BEYROUTH : La capitale de la Syrie en guerre est confrontée à un pic de contagion "terrifiant" du nouveau coronavirus, les médecins évoquant des hôpitaux saturés à Damas et craignant de ne pouvoir répondre à une propagation fulgurante. Le ministère de la Santé, qui a jusqu'ici officiellement recensé 999 cas dont 48 décès, a reconnu qu'il n'avait pas toujours "la capacité de mener des dépistages à grande échelle dans les différentes provinces".
Avec un secteur de la santé frappé depuis 2011 par un conflit meurtrier et dévastateur, des hôpitaux sous-équipés ou endommagés, comment la Syrie pourrait-elle confronter une pandémie ? Déjà depuis plusieurs jours sur les réseaux sociaux, médecins et militants s'inquiètent d'une "explosion" du nombre de patients atteints par la maladie Covid-19.
De semaine en semaine, les chiffres annoncés par le gouvernement semblent s'accélérer. Du 30 juillet au 6 août, les autorités ont enregistré plus de 260 nouveaux cas de contamination, contre 154 la semaine précédente. Le ministère de la Santé a reconnu une "propagation de l'épidémie dans les villes", qui pourrait empirer la situation si les mesures de précaution ne sont pas suivies, alors que le pays ne dispose que de 25.000 lits d'hôpital.
Évoquant une situation "terrifiante", le doyen de la faculté de médecine de Damas Noubough al-Awa explique que "de nombreux citoyens se rendent dans les hôpitaux publics, mais malheureusement toutes les chambres sont pleines"."Les patients dans un état critique ne peuvent être admis en soins intensifs qu'avec la mort d'un autre malade", dit-il.
"Vrais chiffres plus élevés"
Alimentant l'angoisse de l'opinion publique, une célèbre actrice mais aussi sept joueurs de l'équipe nationale de football ont été testés positif au Covid-19. En juin, l'Organisation mondiale de la Santé (OMS) s'est dit "inquiète" face à la propagation du virus, évoquant des "infrastructures en mauvaises conditions et des systèmes de santé fragiles affaiblis par le conflit".
De son côté, le ministre de la Santé, Nizar Yaziji, n'a pas manqué de fustiger les sanctions occidentales imposées contre le pouvoir syrien et qui selon lui pèsent lourdement sur le secteur de la santé.
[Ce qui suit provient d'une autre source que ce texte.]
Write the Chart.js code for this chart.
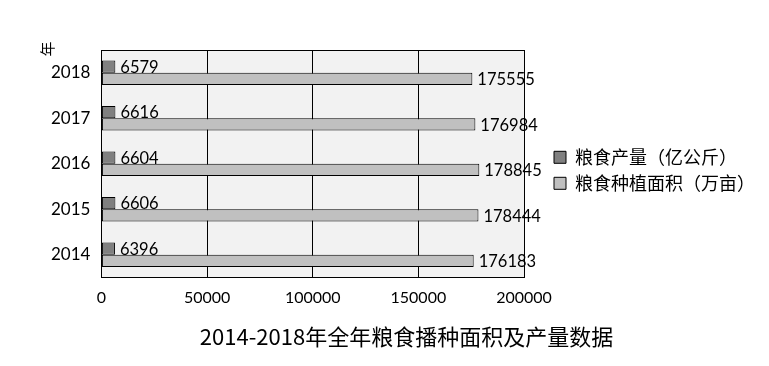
<!DOCTYPE html>
<html>
<head>
<meta charset="utf-8">
<script src="https://cdn.jsdelivr.net/npm/chart.js@4"></script>
<style>
	html, body { margin: 0; padding: 0; background: #fff; }
	#wrap { width: 769px; height: 366px; }
</style>
</head>
<body>
<div id="wrap"><canvas id="c" width="769" height="366"></canvas></div>
<script>
// categories, top to bottom
var years = ["2018", "2017", "2016", "2015", "2014"];
var yieldVals = [6579, 6616, 6604, 6606, 6396];
var areaVals = [175555, 176984, 178845, 178444, 176183];
var seriesNames = ["粮食产量（亿公斤）", "粮食种植面积（万亩）"];
var xTicks = [0, 50000, 100000, 150000, 200000];
var yTitle = "年";

var numFont = "Lato, 'Noto Sans CJK SC', sans-serif";
var cjkFont = "'Noto Sans CJK SC', sans-serif";

// grey plot background + black frame
var plotBg = {
	id: "plotBg",
	beforeDraw: function (chart) {
		var a = chart.chartArea, ctx = chart.ctx;
		ctx.save();
		ctx.fillStyle = "#f2f2f2";
		ctx.fillRect(a.left, a.top, a.right - a.left, a.bottom - a.top);
		ctx.restore();
	},
	afterDatasetsDraw: function (chart) {
		var a = chart.chartArea, ctx = chart.ctx;
		ctx.save();
		ctx.strokeStyle = "#000";
		ctx.lineWidth = 1;
		ctx.strokeRect(Math.round(a.left) + 0.5, Math.round(a.top) + 0.5,
			Math.round(a.right - a.left), Math.round(a.bottom - a.top));
		ctx.restore();
	},
};

// value labels at the end of each bar
var barLabels = {
	id: "barLabels",
	afterDatasetsDraw: function (chart) {
		var ctx = chart.ctx;
		ctx.save();
		ctx.font = "16.5px " + numFont;
		ctx.fillStyle = "#000";
		ctx.textBaseline = "middle";
		ctx.textAlign = "left";
		chart.data.datasets.forEach(function (ds, i) {
			chart.getDatasetMeta(i).data.forEach(function (bar, j) {
				ctx.fillText(String(ds.data[j]), bar.x + 5, bar.y + 1);
			});
		});
		ctx.restore();
	},
};

// the small rotated axis title sits above the year labels, near the plot corner
var yAxisTitle = {
	id: "yAxisTitle",
	afterDraw: function (chart) {
		var a = chart.chartArea, ctx = chart.ctx;
		ctx.save();
		ctx.translate(a.left - 54, a.top - 1);
		ctx.rotate(-Math.PI / 2);
		ctx.font = "15px " + cjkFont;
		ctx.fillStyle = "#000";
		ctx.textAlign = "center";
		ctx.textBaseline = "middle";
		ctx.fillText(yTitle, 0, 0);
		ctx.restore();
	},
};

new Chart(document.getElementById("c"), {
	type: "bar",
	data: {
		labels: years,
		datasets: [
			{
				label: seriesNames[0],
				data: yieldVals,
				backgroundColor: "#808080",
				borderColor: "#000",
				borderWidth: 1,
				borderSkipped: false,
				categoryPercentage: 0.54,
				barPercentage: 1.0,
			},
			{
				label: seriesNames[1],
				data: areaVals,
				backgroundColor: "#c0c0c0",
				borderColor: "#000",
				borderWidth: 1,
				borderSkipped: false,
				categoryPercentage: 0.54,
				barPercentage: 1.0,
			},
		],
	},
	options: {
		indexAxis: "y",
		responsive: false,
		animation: false,
		devicePixelRatio: 1,
		layout: { padding: { left: 48, right: 4, top: 50, bottom: 16 } },
		plugins: {
			legend: {
				position: "right",
				fullSize: false,
				maxWidth: 300,
				labels: {
					boxWidth: 12,
					boxHeight: 12,
					padding: 8,
					color: "#000",
					font: { family: cjkFont, size: 18 },
				},
				// blank title only nudges the two entries down a little
				title: {
					display: true,
					text: " ",
					font: { size: 6 },
					padding: { top: 3, bottom: 3 },
				},
			},
			title: {
				display: true,
				position: "bottom",
				text: "2014-2018年全年粮食播种面积及产量数据",
				color: "#000",
				font: { family: cjkFont, size: 22, weight: "normal" },
				padding: { top: 5, bottom: 0 },
			},
			tooltip: { enabled: false },
		},
		scales: {
			x: {
				min: 0,
				max: 200000,
				afterBuildTicks: function (axis) {
					axis.ticks = xTicks.map(function (v) { return { value: v }; });
				},
				grid: { color: "#000", drawTicks: false },
				border: { display: false },
				ticks: {
					color: "#000",
					padding: 11,
					maxRotation: 0,
					font: { family: numFont, size: 16 },
					callback: function (v) { return String(v); },
				},
			},
			y: {
				grid: { display: false },
				border: { display: false },
				ticks: {
					color: "#000",
					padding: 3,
					font: { family: numFont, size: 17 },
				},
			},
			// empty spacer between the plot and the legend
			gap: {
				type: "category",
				labels: years,
				position: "right",
				grid: { display: false },
				border: { display: false },
				ticks: { display: false },
				afterFit: function (axis) { axis.width = 22; },
			},
		},
	},
	plugins: [plotBg, barLabels, yAxisTitle],
});
</script>
</body>
</html>
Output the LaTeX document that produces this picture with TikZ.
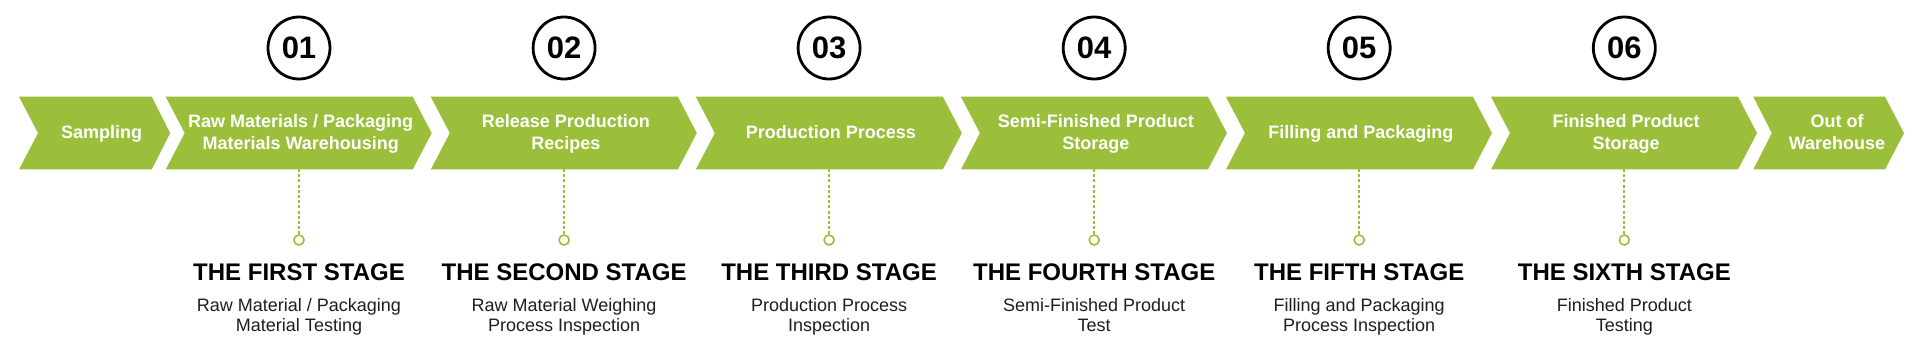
\documentclass[tikz,border=0pt]{standalone}
\usepackage{fontspec}
\setmainfont{Liberation Sans}
\definecolor{chev}{RGB}{155,191,58}
\definecolor{desctext}{RGB}{30,30,30}
\newcommand\mystrut{\rule[-4pt]{0pt}{14pt}}
\tikzset{
  chevfill/.style={fill=chev},
  chevlabel/.style={text=white, font=\bfseries\fontsize{18}{22}\selectfont, align=center, inner sep=0pt},
  numcircle/.style={circle, draw=black, line width=2.8pt, minimum size=62pt, inner sep=0pt, font=\bfseries\fontsize{31}{31}\selectfont},
  ring/.style={circle, draw=chev, line width=1.6pt, minimum size=10pt, inner sep=0pt, fill=white},
  dashlink/.style={draw=chev, line width=2pt, dash pattern=on 3pt off 2.2pt},
  stagetitle/.style={font=\bfseries\fontsize{24}{24}\selectfont, inner sep=0pt, anchor=base},
  stagedesc/.style={text=desctext, font=\fontsize{18}{19.6}\selectfont, align=center, inner sep=0pt, anchor=north}
}
\newcommand\stagegroup[5]{%
  \fill[chevfill] (#2,96.7) -- ++(247,0) -- ++(19,36.4) -- ++(-19,36.4) -- ++(-247,0) -- ++(19,-36.4) -- cycle;
  \node[chevlabel] (c#1) at (#2+135,134) {#3};
  \coordinate (b#1) at (#2+133.3,169.1);
  \node[numcircle] (n#1) at (#2+133.3,48) {0#1};
  \node[ring] (r#1) at (#2+133.3,240) {};
  \draw[dashlink] (b#1) -- (r#1.north);
  \node[stagetitle] (t#1) at (#2+133.3,280.7) {#4};
  \node[stagedesc] (d#1) at (#2+133.3,298.7) {#5};
}
\begin{document}
\begin{tikzpicture}[x=1pt,y=-1pt]
\useasboundingbox (0,0) rectangle (1920,347);
\fill[white] (0,0) rectangle (1920,347);
% first and last chevrons
\fill[chevfill] (19,96.7) -- ++(132.7,0) -- ++(18.5,36.4) -- ++(-18.5,36.4) -- ++(-132.7,0) -- ++(19,-36.4) -- cycle;
\node[chevlabel] (c0) at (101.7,134) {\mystrut Sampling};
\fill[chevfill] (1753.3,96.7) -- ++(131.7,0) -- ++(19,36.4) -- ++(-19,36.4) -- ++(-131.7,0) -- ++(18.5,-36.4) -- cycle;
\node[chevlabel] (c7) at (1837,134) {\mystrut Out of\\\mystrut Warehouse};
% stages
\stagegroup{1}{165.7}{\mystrut Raw Materials / Packaging\\\mystrut Materials Warehousing}{THE FIRST STAGE}{\mystrut Raw Material / Packaging\\\mystrut Material Testing}
\stagegroup{2}{430.8}{\mystrut Release Production\\\mystrut Recipes}{THE SECOND STAGE}{\mystrut Raw Material Weighing\\\mystrut Process Inspection}
\stagegroup{3}{695.8}{\mystrut Production Process}{THE THIRD STAGE}{\mystrut Production Process\\\mystrut Inspection}
\stagegroup{4}{960.9}{\mystrut Semi-Finished Product\\\mystrut Storage}{THE FOURTH STAGE}{\mystrut Semi-Finished Product\\\mystrut Test}
\stagegroup{5}{1225.9}{\mystrut Filling and Packaging}{THE FIFTH STAGE}{\mystrut Filling and Packaging\\\mystrut Process Inspection}
\stagegroup{6}{1491}{\mystrut Finished Product\\\mystrut Storage}{THE SIXTH STAGE}{\mystrut Finished Product\\\mystrut Testing}
\end{tikzpicture}
\end{document}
Il avait récemment évoqué de "grandes difficultés à obtenir des appareils respiratoires en raison des sanctions". Même si les Nations unies, mais aussi des pays comme la Chine ou la Russie, ont apporté leur soutien pour parer à la pandémie.
Avec une hausse des contaminations, le gouvernement a récemment ordonné la fermeture des salles de sport et des écoles d'été mais aussi l'annulation des évènements sportifs. "Les vrais chiffres sont beaucoup plus élevés que les chiffres officiels, qui ne reflètent que les dépistages des patients hospitalisés", estime un médecin de Damas s'exprimant sous couvert d'anonymat par crainte de représailles.
"Il y a de nombreux patients qui attendent dans les couloirs d'hôpitaux saturés ne pouvant accueillir d'autres malades", assure-t-il.
Alors les Syriens se tournent vers les réseaux sociaux.
"Le virus est partout"
Des comptes Facebook qui permettaient naguère à des dizaines de milliers d'abonnés de savoir dans quel quartier venaient de tomber des obus se sont récemment reconvertis pour suivre un danger invisible à l'œil nu.
"Sterilisez" ou "Plateforme de santé syrienne" suivent ainsi de très près l'évolution de la pandémie, en Syrie et à travers la planète.
Quelque 150.000 personnes suivent la compte "Stéthoscope", qui prodigue des conseils sur la meilleure manière d'éviter le virus ou de se soigner en cas de contamination, grâce à un réseau de 200 médecins et pharmaciens.
"Après la propagation du coronavirus, nous avons mobilisé toutes nos ressources pour répondre à toutes les questions", confie à l'AFP Hussein Najjar, ORL de 37 ans et fondateur de "Stéthoscope", qui considère son compte comme une "clinique virtuelle".
En permanence son téléphone sonne à cause des notifications qu'il reçoit : une question envoyée par message privé, des commentaires sur les vidéos de sensibilisation qu'il poste régulièrement.
Dans un pays habitué aux batailles dévastatrices et meurtrières, il estime pourtant que la situation aujourd'hui en ces temps de nouveau coronavirus est beaucoup plus compliquée.